Recuerdo yo con nostalgia aquellos lejanos tiempos en los que los humoristas e incluso los particulares en interminables veladas que acababan pasadas de copas a las tantas de la mañana, no tenían filtro alguno para contar chistes porque contar chistes era una función social no exenta de nobleza ya que contribuían a animar las reuniones y ponían en el mapa profesiones, caracteres e incluso lugares geográficos apenas conocidos. Era el caso de Lepe, un pueblo costero de la provincia de Huelva, luminoso y trabajador donde los hubiere, con una renta per cápita que era la envidia de miles de municipios y que se puso de moda no solo por sus playas, sino por los chistes de leperos que, solían ser versiones actualizadas de otros más antiguos de paletos o huertanos de donde fueran y tuvieran fama de poco espabilados. 

Antes, un suponer, uno solicitaba venia para contar determinados chistes. Por ejemplo, recuerdo que en muchas ocasiones me pedían disculpas antes de contar un chiste de chulos madrileños pero se contaban, yo sonreía muy fino, y Santas Pascuas. Lo mismo ocurría con los de andaluces y su siesta continua, los de catalanes y su conocido amor por la pela, los de vascos y su fortaleza innata, o los de baturros que obligaban a descarrilar un tren o de un zurriagazo cambiaban un río de cauce. Había chistes de curas y monjas, de médicos, de gitanos, de casas de lenocinio y de homosexuales –en ninguno de los dos casos se utilizaban estos delicados apelativos sino algo más potente- y las gentes no se liaban a mamporros porque estaba habituada.

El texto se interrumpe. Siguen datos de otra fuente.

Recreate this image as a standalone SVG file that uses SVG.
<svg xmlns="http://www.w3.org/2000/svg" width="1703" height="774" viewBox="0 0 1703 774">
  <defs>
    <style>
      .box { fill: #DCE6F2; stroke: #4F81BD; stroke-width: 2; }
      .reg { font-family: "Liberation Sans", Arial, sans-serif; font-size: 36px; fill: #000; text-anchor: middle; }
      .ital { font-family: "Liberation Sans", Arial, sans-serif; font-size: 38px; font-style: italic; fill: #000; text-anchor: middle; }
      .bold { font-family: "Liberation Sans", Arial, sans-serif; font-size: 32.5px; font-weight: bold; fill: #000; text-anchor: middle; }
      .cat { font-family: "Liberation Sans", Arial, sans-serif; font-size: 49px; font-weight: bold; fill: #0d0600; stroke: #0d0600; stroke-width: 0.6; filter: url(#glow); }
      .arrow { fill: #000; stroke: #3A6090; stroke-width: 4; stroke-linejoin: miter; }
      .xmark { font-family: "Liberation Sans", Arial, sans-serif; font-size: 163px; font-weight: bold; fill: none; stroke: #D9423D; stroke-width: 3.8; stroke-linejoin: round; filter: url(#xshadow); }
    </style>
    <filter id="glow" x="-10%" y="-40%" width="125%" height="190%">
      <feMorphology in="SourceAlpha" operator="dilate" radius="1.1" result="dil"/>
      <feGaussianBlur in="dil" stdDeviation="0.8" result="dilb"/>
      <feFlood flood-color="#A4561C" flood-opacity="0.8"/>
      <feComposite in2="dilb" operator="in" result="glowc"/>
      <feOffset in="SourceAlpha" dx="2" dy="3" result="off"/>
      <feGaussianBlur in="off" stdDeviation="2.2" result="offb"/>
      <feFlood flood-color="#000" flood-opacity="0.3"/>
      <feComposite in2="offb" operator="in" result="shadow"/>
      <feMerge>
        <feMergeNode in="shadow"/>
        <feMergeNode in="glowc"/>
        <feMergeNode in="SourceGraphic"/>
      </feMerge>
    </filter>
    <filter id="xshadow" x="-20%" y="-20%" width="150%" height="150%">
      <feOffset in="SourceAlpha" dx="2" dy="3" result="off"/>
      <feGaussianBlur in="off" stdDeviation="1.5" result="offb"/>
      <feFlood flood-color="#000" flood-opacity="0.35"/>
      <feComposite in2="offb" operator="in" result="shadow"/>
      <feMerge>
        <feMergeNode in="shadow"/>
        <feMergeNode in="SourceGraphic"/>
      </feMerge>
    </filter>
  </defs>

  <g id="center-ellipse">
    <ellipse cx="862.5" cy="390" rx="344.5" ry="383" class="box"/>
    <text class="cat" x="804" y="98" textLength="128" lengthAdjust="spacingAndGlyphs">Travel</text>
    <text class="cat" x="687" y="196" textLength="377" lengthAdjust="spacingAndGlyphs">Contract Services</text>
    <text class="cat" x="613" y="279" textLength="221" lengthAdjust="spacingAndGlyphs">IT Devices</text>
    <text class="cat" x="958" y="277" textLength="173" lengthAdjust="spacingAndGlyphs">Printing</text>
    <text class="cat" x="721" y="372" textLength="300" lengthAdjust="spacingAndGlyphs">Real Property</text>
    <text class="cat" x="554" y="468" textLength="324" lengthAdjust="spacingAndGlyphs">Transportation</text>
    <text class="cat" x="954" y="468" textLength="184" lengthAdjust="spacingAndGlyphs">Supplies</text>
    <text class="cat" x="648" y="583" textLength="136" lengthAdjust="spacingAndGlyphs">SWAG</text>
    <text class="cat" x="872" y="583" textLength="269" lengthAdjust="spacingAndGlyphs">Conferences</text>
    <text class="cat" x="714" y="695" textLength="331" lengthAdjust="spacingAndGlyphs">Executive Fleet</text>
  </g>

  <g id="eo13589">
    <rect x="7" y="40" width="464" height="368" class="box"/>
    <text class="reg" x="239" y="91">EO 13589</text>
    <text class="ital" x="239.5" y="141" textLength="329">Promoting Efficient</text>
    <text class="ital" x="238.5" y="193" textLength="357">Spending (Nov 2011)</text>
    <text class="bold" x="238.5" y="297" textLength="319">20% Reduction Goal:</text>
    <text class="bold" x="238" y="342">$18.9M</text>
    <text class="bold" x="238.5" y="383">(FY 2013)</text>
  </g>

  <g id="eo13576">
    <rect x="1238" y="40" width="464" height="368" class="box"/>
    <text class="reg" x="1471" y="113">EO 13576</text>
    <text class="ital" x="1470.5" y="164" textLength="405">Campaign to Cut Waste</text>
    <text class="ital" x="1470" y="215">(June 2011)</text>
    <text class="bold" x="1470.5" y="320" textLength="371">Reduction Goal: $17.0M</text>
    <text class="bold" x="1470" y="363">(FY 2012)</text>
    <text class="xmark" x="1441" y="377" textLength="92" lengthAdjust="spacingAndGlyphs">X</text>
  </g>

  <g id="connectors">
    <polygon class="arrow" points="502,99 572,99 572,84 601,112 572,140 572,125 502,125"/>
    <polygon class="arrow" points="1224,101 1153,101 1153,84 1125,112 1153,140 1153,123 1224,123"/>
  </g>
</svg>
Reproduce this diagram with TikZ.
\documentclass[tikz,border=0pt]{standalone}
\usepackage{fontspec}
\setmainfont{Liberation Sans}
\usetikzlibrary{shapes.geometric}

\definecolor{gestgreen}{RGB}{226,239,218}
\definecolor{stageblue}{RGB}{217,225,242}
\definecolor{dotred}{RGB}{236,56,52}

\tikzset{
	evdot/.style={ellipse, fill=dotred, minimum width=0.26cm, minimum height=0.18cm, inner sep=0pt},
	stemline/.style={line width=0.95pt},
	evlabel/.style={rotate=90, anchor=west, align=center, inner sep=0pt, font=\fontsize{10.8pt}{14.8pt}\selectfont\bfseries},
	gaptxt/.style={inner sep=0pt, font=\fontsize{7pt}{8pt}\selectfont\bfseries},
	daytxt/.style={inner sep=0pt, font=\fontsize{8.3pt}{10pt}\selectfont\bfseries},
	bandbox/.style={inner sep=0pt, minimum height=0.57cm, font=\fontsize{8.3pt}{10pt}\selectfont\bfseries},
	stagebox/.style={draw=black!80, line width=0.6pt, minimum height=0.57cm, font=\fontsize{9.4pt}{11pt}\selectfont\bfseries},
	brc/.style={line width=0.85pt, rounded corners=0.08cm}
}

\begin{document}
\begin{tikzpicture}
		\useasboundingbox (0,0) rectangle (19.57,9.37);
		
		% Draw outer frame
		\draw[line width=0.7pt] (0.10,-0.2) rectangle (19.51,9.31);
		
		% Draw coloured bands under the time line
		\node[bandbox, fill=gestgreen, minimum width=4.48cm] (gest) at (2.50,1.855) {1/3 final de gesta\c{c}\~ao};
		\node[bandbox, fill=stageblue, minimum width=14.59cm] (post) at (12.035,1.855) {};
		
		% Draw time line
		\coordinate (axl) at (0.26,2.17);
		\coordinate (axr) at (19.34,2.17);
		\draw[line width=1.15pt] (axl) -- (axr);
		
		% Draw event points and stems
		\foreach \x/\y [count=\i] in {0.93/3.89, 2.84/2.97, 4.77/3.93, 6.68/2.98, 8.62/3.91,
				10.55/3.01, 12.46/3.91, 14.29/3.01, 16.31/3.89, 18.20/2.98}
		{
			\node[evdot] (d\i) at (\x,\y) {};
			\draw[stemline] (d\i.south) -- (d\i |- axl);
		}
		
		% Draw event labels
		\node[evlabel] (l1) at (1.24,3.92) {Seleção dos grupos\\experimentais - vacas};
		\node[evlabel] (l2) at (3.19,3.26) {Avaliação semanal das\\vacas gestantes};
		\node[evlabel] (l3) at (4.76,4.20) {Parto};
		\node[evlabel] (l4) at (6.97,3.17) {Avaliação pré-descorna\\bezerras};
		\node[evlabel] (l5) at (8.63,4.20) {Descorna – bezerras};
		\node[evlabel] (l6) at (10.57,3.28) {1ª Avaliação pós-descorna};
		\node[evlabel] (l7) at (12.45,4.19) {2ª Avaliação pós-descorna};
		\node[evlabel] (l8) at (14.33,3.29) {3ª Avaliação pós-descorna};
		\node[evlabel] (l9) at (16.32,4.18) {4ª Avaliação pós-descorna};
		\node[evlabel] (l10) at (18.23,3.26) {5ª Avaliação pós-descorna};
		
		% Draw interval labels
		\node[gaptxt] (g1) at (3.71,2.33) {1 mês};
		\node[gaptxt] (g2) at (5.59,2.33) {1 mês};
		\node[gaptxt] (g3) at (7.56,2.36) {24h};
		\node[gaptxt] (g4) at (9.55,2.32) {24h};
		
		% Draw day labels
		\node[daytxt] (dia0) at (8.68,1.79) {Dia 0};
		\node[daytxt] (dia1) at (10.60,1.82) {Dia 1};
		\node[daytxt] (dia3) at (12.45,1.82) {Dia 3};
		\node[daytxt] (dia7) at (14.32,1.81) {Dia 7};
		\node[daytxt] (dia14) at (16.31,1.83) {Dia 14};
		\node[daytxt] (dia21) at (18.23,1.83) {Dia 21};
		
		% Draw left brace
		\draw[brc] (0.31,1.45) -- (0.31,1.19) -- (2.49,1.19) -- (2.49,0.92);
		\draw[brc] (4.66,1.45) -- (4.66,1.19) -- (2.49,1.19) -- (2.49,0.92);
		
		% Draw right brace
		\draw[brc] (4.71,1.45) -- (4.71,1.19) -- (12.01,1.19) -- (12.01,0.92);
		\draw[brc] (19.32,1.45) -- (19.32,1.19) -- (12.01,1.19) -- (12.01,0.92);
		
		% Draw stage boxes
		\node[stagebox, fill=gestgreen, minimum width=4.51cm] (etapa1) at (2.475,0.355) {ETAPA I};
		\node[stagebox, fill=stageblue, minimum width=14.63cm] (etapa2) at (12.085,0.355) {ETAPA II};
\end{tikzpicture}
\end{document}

Hoy, la cosa de contar chistes se ha puesto tan delicada que ya nadie se atreve a abrir la boca en una reunión para no herir susceptibilidades no sea que uno cuente un chiste de astrofísicos o de bioquímicos expertos en arquitectura molecular y se arme un cisco. Y no digo nada de los profesionales del humor, a los que dan ganas de dar veinte euros y evitarles el mal trago de correr sobre un lecho de ascuas tratando de apañar un monólogo en el que nadie se sienta aludido. Es por eso por lo que casi todos apelan a la primera persona, porque si alguien se tiene por insultado que al menos sea uno mismo. Hoy, el sustituto es el meme. Pero aunque sea el chiste del siglo XXI, no hay color con los de la vieja escuela: “¿Saben aquel que diu…?”. Eso era otra cosa.